I lived in Nevada for a number of years while going to school in the eighties. Nevada is a fairly large state in terms of land mass and has more than twice Alaska's population. The Nevada legislature met only every other year. As a university student I had an opportunity to serve as an unpaid intern for one of the State Representatives while that body was "in session" during my last semester of school. During that experience I learned that a lot can get done in a short amount of time by people who are neither paid a full time salary nor endowed with a slate of full time subordinates. Put simply, the State of Nevada was able to conduct its business by allowing its elected officials to meet for only several months every other year and by tapping into its student resource at no cost. The salaries paid to the elected officials seemed miniscule to me even at my then student poverty level. I do not know to what quantum of fringe benefits the elected officials of Nevada were!
entitled but my guess is that they too were meager.

Alaska is the largest state by land mass measurements but it is by far the smallest when based upon the number that should really count, population. With this, it makes little sense to me to devote the amount of attention and money that we do on our politics. We hire an extraordinary number of full time politicians. We also fund the full time staff of each of these politicians. We also let all of these folks get together each and every year for months and months. While we again look at a capitol relocation, we should also consider the idea of limiting the scope of work that we hire. We should consider limiting the frequency with which the legislature gets together. We should reduce the high cost of staff and we should consider tapping our student (free) resources available in our university system.

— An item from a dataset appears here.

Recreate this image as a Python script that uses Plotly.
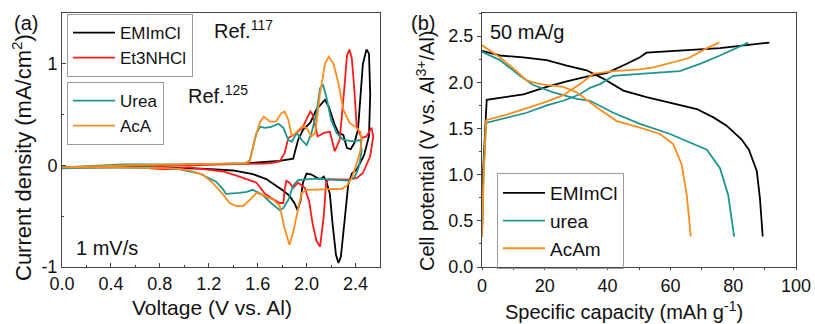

These limitations should work not only to reduce the overall cost of Alaska's politics but, at the same time, make life more bearable for Alaskans. By this I am referring to the barrage of new legislation that comes from our elected officials each year. Some of these laws make sense. Many do not. Because our leaders are asked to meet every year, and because each has a large highly paid staff, it seems apparent that each would feel a compelling need to forge some significant lawmaking contribution. After all, "what are we paying you for if your are not going to do anything." By shortening the time that the legislature meets, reducing the salaries of the elected officials, reducing the salaries of their staff (to zero), and limiting the frequency of sessions, our leaders may be forced to focus upon only the most pressing of the State's business and stop wasting our money by passing laws that cost too much and often only make life more cumbersome and less enjoyable. Finally, limitations such as these may also make it less attractive to go through the cost and effort of a capital move.